Strategic Recommendations:

  1. Lead with the Outcome, Not the Output: Change hero text from simply describing the output ("In-depth Web Development Courses") to selling the outcome. Example: "Master Angular and JavaScript. Build production-ready apps without getting stuck in tutorial hell."
  2. Weaponize the Dual-Format Delivery: Explicitly position the text/video combo as a competitive advantage. Add a section highlighting: "Don't just watch. Read, reference, and code along." This differentiates the product from standard video-dump courses.
  3. Define the Persona: Add a subtle self-qualifier to the copy. Mention who the courses are for (e.g., "Designed for developers who want to go beyond the basics"). This increases conversion by making the right users feel at home.
  4. Add Social Proof Above the Fold: Developers are skeptical buyers.
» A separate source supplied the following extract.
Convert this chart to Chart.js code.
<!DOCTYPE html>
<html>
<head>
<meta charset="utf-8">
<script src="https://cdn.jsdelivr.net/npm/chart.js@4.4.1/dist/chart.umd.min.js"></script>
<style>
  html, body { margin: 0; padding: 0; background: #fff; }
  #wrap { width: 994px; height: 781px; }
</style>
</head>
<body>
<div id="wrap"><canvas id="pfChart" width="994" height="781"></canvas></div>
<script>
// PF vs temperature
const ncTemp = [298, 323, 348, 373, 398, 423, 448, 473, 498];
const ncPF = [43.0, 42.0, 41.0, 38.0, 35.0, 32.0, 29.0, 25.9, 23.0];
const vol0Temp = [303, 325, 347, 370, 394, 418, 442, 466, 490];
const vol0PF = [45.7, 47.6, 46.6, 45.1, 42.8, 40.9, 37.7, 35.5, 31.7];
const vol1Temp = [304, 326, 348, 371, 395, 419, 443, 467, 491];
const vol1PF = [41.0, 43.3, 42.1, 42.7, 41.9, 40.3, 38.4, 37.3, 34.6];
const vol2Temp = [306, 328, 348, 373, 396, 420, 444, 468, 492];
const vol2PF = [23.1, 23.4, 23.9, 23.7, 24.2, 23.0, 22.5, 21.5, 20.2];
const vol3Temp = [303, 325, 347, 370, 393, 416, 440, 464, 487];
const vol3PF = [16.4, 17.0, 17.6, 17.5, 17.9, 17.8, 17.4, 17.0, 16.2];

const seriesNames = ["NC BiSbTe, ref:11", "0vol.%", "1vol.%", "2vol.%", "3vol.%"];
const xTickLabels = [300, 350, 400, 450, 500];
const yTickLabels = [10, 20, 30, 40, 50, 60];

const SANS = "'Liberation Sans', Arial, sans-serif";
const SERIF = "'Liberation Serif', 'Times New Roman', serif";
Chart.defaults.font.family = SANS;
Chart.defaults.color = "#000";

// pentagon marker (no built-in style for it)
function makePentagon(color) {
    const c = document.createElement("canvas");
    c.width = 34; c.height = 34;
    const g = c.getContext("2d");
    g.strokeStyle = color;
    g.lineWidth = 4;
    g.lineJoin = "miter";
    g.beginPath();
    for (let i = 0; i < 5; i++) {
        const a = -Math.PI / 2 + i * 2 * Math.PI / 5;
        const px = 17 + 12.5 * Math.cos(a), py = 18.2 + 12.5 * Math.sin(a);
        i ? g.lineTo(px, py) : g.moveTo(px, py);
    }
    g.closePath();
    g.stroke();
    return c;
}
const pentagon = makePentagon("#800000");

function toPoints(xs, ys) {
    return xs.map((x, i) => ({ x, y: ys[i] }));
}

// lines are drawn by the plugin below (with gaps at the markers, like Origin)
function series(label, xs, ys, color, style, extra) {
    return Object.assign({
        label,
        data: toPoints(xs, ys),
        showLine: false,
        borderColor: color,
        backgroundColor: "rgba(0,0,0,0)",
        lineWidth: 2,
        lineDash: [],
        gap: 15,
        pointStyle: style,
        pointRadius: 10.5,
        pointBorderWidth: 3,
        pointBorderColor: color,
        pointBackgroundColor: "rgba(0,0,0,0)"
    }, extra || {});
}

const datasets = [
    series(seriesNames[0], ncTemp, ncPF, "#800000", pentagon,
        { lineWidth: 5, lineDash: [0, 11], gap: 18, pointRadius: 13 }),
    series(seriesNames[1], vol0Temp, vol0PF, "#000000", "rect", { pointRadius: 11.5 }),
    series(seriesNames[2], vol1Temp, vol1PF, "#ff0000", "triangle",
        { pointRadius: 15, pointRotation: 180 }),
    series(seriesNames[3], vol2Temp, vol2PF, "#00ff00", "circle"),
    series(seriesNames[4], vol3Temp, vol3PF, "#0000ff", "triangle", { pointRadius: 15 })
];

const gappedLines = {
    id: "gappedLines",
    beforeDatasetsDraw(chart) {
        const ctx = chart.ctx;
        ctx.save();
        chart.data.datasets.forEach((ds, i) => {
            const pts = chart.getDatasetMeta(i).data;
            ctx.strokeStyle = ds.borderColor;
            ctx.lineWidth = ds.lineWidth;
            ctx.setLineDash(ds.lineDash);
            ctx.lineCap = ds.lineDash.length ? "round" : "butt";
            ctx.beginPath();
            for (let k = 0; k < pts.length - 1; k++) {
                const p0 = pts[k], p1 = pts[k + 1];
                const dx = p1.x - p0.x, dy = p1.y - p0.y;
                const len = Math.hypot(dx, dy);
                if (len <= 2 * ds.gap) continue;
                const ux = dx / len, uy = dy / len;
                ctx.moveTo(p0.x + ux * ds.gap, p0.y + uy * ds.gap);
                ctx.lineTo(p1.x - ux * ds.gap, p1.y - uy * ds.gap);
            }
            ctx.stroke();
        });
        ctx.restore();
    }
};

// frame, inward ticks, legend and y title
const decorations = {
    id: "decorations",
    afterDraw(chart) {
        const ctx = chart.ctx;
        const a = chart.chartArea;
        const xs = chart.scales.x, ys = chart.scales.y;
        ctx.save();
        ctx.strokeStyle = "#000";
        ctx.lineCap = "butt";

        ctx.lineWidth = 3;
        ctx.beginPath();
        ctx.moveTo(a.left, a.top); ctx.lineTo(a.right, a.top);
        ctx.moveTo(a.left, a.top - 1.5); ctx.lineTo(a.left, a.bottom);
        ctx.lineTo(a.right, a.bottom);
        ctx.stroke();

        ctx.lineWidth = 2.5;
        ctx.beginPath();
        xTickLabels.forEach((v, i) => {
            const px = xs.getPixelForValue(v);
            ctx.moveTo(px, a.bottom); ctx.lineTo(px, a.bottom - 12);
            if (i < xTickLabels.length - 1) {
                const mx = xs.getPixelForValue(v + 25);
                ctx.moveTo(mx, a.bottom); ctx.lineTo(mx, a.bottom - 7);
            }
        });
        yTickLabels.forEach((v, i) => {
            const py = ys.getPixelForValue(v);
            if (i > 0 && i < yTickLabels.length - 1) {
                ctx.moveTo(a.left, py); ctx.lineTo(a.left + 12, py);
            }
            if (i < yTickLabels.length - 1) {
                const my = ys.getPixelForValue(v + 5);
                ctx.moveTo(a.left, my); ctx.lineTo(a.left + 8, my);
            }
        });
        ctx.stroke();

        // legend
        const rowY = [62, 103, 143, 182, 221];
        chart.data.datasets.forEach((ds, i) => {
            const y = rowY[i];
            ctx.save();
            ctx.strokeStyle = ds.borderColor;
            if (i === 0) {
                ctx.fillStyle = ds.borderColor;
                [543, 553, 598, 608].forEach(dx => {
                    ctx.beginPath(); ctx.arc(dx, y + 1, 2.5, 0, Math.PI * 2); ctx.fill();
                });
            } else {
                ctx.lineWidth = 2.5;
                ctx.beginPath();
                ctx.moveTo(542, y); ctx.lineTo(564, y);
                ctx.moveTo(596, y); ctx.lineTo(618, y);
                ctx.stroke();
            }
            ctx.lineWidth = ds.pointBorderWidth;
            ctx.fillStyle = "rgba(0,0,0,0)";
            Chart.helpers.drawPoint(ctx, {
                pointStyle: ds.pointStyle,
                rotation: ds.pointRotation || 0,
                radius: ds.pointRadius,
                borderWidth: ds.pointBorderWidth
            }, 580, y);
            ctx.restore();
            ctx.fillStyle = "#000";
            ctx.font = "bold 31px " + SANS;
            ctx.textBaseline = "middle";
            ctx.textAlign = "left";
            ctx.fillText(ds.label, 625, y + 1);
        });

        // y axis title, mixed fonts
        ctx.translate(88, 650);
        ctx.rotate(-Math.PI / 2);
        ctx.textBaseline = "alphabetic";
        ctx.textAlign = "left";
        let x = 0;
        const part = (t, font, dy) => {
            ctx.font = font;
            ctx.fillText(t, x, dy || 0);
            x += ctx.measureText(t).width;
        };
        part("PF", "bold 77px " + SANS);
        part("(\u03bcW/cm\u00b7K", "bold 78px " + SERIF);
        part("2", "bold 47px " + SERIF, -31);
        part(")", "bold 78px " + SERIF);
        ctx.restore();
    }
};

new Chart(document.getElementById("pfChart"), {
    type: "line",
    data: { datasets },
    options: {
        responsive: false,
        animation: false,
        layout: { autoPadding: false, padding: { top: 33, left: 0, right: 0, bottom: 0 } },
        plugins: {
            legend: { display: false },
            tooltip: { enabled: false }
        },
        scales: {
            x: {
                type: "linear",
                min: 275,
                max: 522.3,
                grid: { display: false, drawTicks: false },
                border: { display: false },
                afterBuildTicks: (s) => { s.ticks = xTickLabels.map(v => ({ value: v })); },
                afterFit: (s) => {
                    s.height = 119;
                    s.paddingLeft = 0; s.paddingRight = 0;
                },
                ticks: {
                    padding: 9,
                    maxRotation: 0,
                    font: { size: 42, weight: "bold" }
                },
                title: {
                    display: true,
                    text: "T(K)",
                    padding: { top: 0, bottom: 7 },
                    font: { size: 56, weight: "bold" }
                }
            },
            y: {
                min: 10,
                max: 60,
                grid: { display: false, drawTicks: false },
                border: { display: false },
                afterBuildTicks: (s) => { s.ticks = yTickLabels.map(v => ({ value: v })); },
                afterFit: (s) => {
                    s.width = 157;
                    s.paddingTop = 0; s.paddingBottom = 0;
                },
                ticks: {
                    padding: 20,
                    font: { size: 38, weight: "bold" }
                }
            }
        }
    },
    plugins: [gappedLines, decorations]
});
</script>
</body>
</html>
The page needs immediate trust signals—whether that's "Trusted by X,000 developers," student testimonials, or enterprise logos—placed higher up to validate the "In-depth" claim.

Bottom line: Codecraft.tv has a strong core product with a great delivery format, but it is currently positioned as a digital bookshelf. By shifting the copy to focus on developer outcomes, targeting a specific skill level, and boldly highlighting its dual-medium format, it can easily transition from a passive resource into a premium, must-have educational platform.